While X-propagation analysis is invaluable, it comes with its own set of challenges:

• Runtime Overhead: Analyzing X-propagation can significantly increase simulation time and memory, which can be a concern for large and complex designs.
• Coverage Concerns: Achieving 100% X-coverage in simulation can be challenging, and designers must make informed decisions about which signals to focus on to optimize resources.

Strategies for Successful X-Propagation Analysis

To reap the benefits of X-propagation analysis in low-power design verification, consider the following strategies:

• Tooling and Methodology: Use industry leading advanced simulation tool such as Synopsys VCS® functional verification solutions and methodologies that offer X-optimization features and advanced analysis capabilities to streamline the process and perform accurate X-propagation analysis effectively. 
• Selective X-Propagation: Prioritize X-propagation analysis on critical paths and signals that are most likely to introduce X-values. Use divide and conquer technique and do x-prop in block/IP level designs.
• Iterative Approach: Perform X-propagation analysis iteratively throughout the design process, focusing on different power states and scenarios.
• Integration with Other Verification Techniques: Combine X-propagation analysis with other verification techniques, such as formal verification using Synopsys VC Formal™ and assertion-based verification, to achieve comprehensive coverage.

Case Study: The Impact of X-Propagation on Low-Power Verification

To illustrate the importance of X-propagation analysis, let's consider a hypothetical case study involving a low-power mobile processor design.

Scenario: The design incorporates power gating to turn off unused functional units. During X-propagation analysis, it is discovered that certain control signals, when transitioning from a low-power state to an active state, produce X-values. This can lead to incorrect behavior during wake-up.

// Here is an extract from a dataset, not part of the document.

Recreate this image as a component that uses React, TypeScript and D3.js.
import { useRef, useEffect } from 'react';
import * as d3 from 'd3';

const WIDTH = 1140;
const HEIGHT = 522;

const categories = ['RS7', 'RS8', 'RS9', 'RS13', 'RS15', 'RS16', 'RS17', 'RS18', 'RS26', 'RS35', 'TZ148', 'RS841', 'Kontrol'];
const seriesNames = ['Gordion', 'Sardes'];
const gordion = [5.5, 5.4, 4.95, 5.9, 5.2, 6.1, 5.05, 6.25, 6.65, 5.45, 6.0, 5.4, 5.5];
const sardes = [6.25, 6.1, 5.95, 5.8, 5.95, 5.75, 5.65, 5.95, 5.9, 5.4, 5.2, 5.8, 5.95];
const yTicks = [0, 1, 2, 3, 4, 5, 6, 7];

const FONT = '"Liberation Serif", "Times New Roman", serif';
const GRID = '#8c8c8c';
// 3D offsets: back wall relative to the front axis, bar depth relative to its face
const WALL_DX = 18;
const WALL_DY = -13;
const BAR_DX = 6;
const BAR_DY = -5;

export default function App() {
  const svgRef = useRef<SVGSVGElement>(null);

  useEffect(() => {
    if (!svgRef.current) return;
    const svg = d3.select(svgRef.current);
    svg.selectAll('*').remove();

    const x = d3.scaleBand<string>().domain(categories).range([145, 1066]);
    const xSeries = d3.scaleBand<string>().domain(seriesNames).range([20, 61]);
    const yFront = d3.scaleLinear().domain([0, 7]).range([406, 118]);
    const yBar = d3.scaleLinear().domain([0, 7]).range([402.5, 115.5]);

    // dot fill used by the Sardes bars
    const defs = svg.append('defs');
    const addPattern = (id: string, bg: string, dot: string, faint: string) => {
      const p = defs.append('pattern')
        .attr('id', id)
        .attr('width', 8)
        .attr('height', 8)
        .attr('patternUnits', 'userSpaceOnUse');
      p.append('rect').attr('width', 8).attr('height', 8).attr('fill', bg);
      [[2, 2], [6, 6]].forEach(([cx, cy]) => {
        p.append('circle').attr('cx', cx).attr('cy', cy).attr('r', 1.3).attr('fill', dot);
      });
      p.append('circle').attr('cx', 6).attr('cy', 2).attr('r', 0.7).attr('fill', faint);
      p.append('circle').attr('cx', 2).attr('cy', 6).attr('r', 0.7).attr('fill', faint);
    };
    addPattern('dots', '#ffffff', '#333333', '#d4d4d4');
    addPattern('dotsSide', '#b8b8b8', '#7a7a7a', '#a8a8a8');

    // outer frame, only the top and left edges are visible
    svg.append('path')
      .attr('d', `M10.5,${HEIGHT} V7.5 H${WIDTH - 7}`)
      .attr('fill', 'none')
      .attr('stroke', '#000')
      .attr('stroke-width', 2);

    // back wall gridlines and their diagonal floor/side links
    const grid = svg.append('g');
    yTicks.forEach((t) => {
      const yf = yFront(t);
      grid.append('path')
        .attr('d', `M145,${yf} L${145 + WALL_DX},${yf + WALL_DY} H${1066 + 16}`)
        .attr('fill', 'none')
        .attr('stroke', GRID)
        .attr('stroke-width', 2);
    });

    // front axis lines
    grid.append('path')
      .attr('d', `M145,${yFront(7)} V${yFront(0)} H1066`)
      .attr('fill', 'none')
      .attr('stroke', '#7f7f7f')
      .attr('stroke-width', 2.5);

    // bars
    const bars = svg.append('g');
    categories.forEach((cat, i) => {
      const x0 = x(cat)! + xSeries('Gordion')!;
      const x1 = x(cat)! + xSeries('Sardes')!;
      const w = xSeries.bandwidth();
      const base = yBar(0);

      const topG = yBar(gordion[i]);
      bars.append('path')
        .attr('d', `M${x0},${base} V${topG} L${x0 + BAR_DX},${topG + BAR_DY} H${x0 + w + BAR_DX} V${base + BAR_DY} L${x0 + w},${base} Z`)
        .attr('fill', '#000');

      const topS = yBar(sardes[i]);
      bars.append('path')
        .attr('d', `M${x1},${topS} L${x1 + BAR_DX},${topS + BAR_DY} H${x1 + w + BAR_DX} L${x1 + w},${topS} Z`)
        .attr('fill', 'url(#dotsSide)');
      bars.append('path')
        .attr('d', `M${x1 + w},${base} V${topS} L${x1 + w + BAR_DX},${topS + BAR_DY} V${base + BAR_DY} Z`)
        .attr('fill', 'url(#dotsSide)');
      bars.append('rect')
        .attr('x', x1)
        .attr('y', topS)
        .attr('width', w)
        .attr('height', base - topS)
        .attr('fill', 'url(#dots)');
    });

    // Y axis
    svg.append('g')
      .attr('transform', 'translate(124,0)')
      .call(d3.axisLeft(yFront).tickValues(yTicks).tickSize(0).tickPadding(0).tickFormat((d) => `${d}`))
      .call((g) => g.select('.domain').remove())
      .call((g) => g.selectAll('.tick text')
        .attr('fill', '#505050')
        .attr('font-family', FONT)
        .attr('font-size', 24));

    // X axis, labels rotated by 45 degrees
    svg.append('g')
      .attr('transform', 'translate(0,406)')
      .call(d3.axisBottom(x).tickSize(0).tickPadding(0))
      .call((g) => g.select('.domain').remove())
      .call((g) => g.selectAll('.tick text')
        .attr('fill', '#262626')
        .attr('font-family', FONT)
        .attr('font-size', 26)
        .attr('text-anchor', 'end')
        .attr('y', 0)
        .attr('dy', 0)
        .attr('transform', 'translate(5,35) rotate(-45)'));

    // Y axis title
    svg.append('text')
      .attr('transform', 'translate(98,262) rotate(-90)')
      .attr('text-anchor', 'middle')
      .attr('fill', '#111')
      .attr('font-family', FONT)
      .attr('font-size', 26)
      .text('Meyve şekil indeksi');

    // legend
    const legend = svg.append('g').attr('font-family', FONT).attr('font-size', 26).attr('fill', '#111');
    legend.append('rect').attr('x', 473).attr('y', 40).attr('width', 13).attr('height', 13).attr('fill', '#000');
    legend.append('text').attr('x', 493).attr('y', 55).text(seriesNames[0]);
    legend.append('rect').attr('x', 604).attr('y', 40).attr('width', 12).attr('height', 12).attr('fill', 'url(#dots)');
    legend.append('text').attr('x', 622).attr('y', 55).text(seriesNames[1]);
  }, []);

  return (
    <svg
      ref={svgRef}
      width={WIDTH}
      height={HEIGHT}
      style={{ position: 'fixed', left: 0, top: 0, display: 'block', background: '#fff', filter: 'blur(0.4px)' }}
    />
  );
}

Resolution: By identifying the X-propagation issue early in the verification process, the design team can modify the power gating logic and add proper reset mechanisms to ensure a clean power-up sequence. In this case the missing retention register definition can be added in the UPF. This prevents X-values from affecting the processor's behavior during wake-up, enhancing the overall reliability of the device.

Conclusion

In the pursuit of low-power design excellence, X-propagation analysis stands as a critical pillar for verification closure. It is no longer sufficient to focus solely on power reduction techniques; understanding the impact of X-values on the functionality and reliability of electronic systems is paramount. X-propagation analysis helps detect hidden issues, improves power estimation accuracy, and enhances functional verification.

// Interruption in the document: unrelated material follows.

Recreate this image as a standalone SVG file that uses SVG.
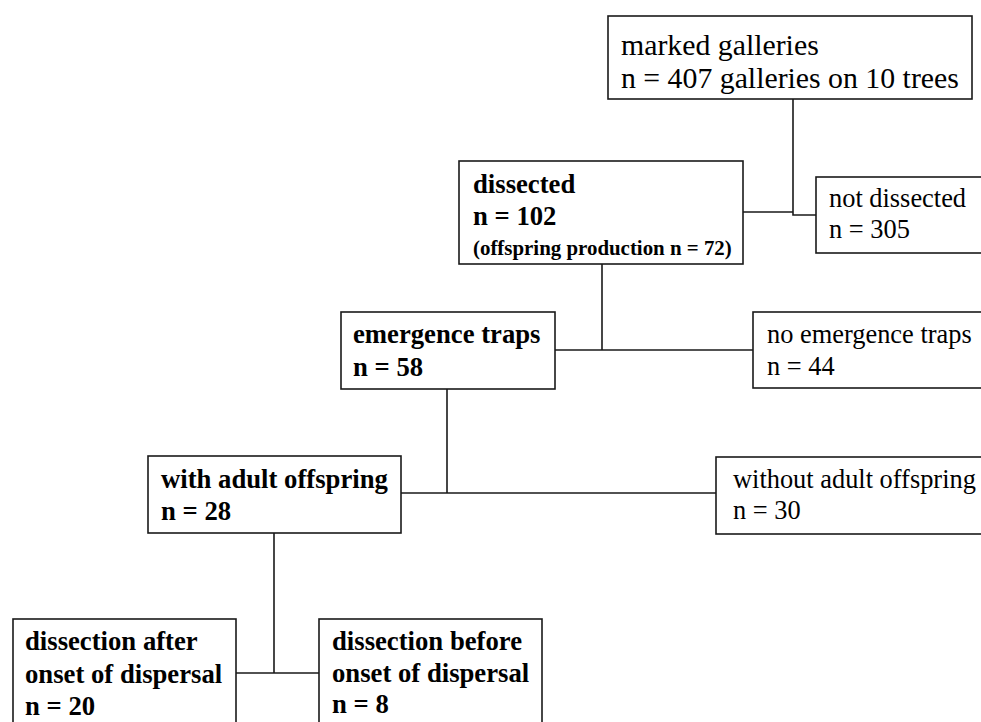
<svg xmlns="http://www.w3.org/2000/svg" width="981" height="722" viewBox="0 0 981 722">
<style>
.box{fill:#fff;stroke:#1a1a1a;stroke-width:1.6}
.ln{fill:none;stroke:#1a1a1a;stroke-width:1.6}
.r{font-family:"Liberation Serif","Times New Roman",serif;font-size:26.4px;fill:#000}
.b{font-family:"Liberation Serif","Times New Roman",serif;font-size:26.7px;font-weight:bold;fill:#000}
</style>
<rect width="981" height="722" fill="#fff"/>
<g id="connectors">
<path class="ln" d="M743 212 H793 V99 M793 212 V215 H816"/>
<path class="ln" d="M602 264 V350 M555 350 H753"/>
<path class="ln" d="M447 389 V493 M401 493 H716"/>
<path class="ln" d="M274 533 V673 M236 673 H319"/>
</g>
<g id="marked">
<rect class="box" x="608" y="16" width="364" height="83"/>
<text class="r" x="621" y="55" style="font-size:29.8px">marked galleries</text>
<text class="r" x="621" y="88" style="font-size:29.8px">n = 407 galleries on 10 trees</text>
</g>
<g id="dissected">
<rect class="box" x="459" y="161" width="284" height="103"/>
<text class="b" x="473" y="193">dissected</text>
<text class="b" x="473" y="225">n = 102</text>
<text class="b" x="473" y="255" style="font-size:20.9px">(offspring production n = 72)</text>
</g>
<g id="notdissected">
<rect class="box" x="816" y="177" width="180" height="76"/>
<text class="r" x="829" y="207">not dissected</text>
<text class="r" x="829" y="238">n = 305</text>
</g>
<g id="emergence">
<rect class="box" x="341" y="312" width="214" height="77"/>
<text class="b" x="353" y="343">emergence traps</text>
<text class="b" x="353" y="376">n = 58</text>
</g>
<g id="noemergence">
<rect class="box" x="753" y="312" width="240" height="76"/>
<text class="r" x="767" y="343">no emergence traps</text>
<text class="r" x="767" y="375">n = 44</text>
</g>
<g id="withadult">
<rect class="box" x="148" y="456" width="253" height="77"/>
<text class="b" x="161" y="488">with adult offspring</text>
<text class="b" x="161" y="520">n = 28</text>
</g>
<g id="withoutadult">
<rect class="box" x="716" y="457" width="280" height="77"/>
<text class="r" x="733" y="488">without adult offspring</text>
<text class="r" x="733" y="519">n = 30</text>
</g>
<g id="after">
<rect class="box" x="13" y="619" width="223" height="120"/>
<text class="b" x="25" y="650">dissection after</text>
<text class="b" x="25" y="683">onset of dispersal</text>
<text class="b" x="25" y="715">n = 20</text>
</g>
<g id="before">
<rect class="box" x="319" y="619" width="223" height="120"/>
<text class="b" x="332" y="650">dissection before</text>
<text class="b" x="332" y="682">onset of dispersal</text>
<text class="b" x="332" y="713">n = 8</text>
</g>
</svg>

As the semiconductor industry continues to evolve, embracing X-propagation analysis as an integral part of the low-power design verification process is essential. It not only ensures that power-efficient devices meet their energy efficiency goals but also helps deliver products with superior reliability and performance to meet the ever-growing demands of the market. In the coming years, we can expect X-propagation analysis to play an even more significant role as low-power design continues to shape the future of electronics.